WORK REQUIRED: Track down the lines that contain "matches" and copy them.

EXERCISE INPUTS:
>> start
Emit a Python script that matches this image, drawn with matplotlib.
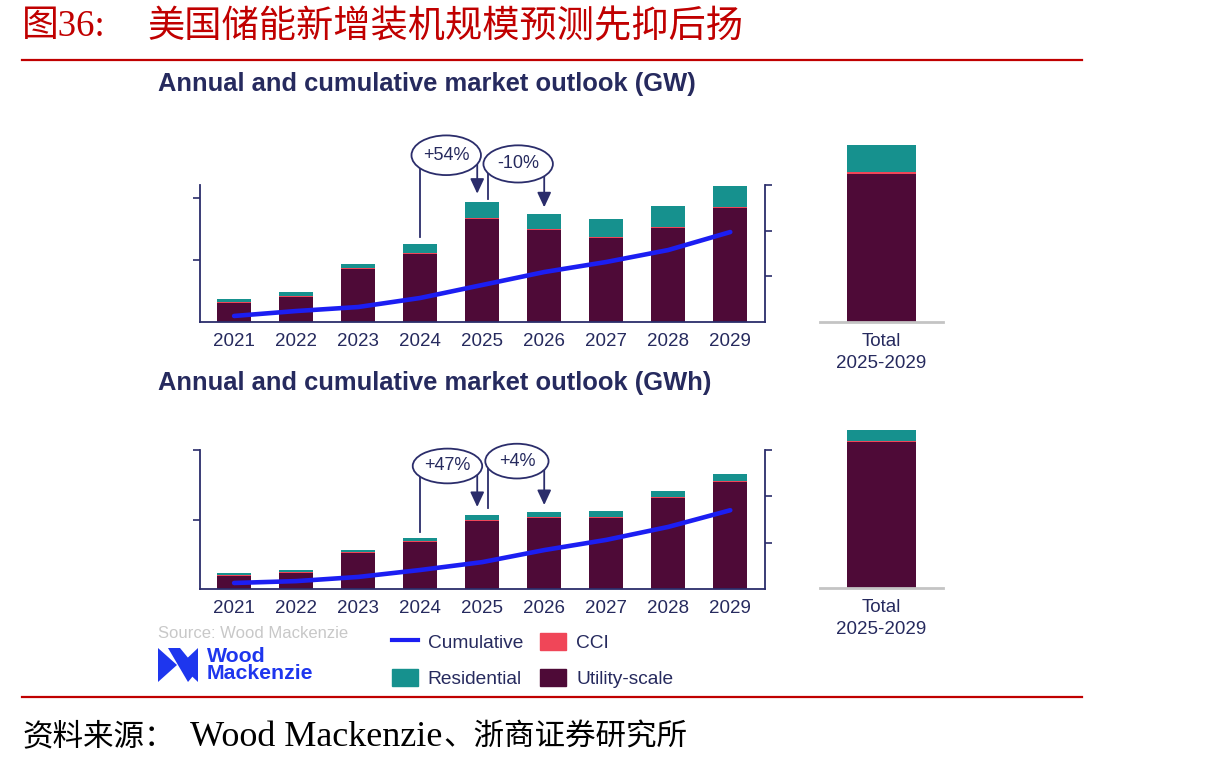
>> end
>> start
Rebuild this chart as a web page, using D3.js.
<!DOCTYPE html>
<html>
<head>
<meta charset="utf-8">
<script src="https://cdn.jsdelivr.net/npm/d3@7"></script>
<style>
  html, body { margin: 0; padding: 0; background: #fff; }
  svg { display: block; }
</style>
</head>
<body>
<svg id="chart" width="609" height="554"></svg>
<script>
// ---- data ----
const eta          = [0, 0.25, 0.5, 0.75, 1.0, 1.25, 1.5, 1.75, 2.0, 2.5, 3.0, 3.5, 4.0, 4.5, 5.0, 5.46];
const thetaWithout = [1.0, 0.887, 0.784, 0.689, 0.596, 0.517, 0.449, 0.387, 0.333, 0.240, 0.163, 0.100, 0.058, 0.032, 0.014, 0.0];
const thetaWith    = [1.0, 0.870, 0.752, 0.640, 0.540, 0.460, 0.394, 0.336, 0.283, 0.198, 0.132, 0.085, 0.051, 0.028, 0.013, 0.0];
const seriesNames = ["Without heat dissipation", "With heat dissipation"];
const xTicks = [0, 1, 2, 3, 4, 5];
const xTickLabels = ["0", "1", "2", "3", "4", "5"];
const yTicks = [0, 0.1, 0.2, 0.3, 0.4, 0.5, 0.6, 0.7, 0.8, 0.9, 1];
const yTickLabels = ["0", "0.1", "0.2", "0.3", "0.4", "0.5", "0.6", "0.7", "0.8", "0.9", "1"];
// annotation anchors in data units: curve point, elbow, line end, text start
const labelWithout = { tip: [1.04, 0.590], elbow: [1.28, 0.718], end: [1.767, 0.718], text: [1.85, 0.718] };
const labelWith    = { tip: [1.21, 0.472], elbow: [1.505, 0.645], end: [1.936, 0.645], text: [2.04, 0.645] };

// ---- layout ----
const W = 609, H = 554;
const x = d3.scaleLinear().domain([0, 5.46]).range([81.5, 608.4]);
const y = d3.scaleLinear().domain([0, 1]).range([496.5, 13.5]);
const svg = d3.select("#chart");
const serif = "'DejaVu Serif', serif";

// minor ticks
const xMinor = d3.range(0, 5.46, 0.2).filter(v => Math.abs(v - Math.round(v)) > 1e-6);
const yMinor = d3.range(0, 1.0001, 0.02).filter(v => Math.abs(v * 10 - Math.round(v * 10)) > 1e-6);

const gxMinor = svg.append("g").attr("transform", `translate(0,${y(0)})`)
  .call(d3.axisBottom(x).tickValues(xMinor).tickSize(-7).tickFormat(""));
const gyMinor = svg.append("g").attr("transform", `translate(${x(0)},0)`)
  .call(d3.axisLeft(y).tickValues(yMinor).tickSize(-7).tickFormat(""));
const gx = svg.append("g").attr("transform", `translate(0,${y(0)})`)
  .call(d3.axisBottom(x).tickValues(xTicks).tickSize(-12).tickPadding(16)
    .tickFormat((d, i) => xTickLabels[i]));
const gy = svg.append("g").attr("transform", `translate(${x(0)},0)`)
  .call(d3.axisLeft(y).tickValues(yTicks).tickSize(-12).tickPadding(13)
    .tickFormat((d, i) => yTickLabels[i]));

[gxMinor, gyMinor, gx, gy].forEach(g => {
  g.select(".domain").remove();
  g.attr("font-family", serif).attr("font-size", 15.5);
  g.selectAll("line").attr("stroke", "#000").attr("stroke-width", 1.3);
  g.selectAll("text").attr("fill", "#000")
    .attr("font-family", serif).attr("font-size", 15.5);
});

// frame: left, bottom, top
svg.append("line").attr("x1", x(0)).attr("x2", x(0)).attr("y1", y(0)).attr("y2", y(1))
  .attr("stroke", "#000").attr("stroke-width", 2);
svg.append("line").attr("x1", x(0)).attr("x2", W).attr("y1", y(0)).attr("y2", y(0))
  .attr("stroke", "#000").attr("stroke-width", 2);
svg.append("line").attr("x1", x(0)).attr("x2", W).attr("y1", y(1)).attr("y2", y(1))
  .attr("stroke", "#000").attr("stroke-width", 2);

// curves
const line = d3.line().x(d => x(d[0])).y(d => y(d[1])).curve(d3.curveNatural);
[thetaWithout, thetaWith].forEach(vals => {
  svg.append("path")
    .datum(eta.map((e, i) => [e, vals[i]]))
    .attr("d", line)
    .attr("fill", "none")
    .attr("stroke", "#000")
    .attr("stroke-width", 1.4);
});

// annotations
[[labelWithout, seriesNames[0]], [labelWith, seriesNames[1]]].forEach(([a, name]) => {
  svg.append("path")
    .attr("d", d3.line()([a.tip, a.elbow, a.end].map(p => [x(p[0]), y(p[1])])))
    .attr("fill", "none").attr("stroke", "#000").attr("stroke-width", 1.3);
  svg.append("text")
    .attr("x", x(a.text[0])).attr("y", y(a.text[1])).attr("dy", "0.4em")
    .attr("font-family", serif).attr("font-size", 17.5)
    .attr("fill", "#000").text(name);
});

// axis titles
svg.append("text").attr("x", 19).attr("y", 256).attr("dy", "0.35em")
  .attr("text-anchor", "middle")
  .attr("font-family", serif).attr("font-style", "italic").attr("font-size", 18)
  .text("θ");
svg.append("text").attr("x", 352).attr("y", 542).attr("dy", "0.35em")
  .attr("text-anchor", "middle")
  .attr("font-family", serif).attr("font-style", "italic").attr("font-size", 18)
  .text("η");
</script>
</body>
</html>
>> end
>> start
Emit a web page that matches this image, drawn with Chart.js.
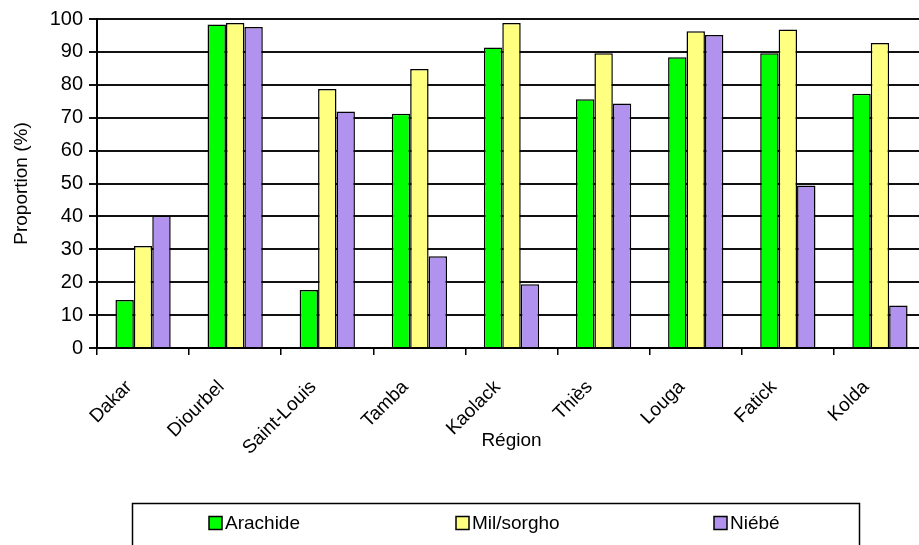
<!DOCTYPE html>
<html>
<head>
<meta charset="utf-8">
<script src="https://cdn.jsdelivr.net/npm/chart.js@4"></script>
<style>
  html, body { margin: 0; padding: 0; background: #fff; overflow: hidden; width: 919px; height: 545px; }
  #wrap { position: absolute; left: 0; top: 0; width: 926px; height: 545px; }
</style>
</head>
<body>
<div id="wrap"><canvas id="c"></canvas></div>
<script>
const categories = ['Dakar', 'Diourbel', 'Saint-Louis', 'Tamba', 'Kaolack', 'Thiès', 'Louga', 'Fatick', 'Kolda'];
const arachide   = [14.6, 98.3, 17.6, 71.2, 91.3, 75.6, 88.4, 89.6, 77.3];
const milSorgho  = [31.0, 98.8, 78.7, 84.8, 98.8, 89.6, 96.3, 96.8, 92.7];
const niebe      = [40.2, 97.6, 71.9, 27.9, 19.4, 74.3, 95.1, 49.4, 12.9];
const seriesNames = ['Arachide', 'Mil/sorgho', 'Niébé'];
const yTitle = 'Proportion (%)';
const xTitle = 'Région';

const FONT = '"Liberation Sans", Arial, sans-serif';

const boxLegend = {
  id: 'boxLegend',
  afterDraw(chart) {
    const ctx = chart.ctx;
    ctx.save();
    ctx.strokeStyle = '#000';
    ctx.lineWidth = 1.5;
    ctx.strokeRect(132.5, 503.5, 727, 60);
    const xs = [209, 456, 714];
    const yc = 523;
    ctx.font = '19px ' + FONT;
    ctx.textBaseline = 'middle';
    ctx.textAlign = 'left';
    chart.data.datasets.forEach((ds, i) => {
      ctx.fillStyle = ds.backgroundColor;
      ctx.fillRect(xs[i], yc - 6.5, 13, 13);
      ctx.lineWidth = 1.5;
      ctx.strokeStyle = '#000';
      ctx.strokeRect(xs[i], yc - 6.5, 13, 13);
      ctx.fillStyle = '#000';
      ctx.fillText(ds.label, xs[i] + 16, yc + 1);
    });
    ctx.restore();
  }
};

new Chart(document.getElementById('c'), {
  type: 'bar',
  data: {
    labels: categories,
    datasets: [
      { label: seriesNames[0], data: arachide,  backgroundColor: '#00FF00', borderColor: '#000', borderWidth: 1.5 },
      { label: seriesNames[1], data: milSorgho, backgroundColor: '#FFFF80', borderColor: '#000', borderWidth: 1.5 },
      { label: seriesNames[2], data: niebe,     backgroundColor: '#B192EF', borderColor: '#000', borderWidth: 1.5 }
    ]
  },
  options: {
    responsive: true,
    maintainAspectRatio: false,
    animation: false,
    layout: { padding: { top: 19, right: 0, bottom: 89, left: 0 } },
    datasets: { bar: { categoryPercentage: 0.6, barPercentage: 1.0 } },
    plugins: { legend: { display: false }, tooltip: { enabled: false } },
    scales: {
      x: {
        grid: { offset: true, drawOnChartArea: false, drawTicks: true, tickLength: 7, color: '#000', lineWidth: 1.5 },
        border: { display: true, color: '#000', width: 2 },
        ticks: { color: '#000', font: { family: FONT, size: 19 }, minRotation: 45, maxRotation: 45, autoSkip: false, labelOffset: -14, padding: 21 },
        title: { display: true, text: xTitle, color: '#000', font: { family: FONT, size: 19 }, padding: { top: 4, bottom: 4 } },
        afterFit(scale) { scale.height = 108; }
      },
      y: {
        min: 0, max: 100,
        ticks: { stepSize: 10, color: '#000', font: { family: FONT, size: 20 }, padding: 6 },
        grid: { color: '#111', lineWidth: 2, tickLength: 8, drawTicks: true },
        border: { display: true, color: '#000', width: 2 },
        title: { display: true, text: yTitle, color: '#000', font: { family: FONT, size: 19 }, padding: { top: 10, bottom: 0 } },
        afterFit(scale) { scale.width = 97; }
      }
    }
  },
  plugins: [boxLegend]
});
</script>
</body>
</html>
>> end
SOLUTION FOR THIS PROBLEM:
Emit a Python script that matches this image, drawn with matplotlib.
Emit a web page that matches this image, drawn with Chart.js.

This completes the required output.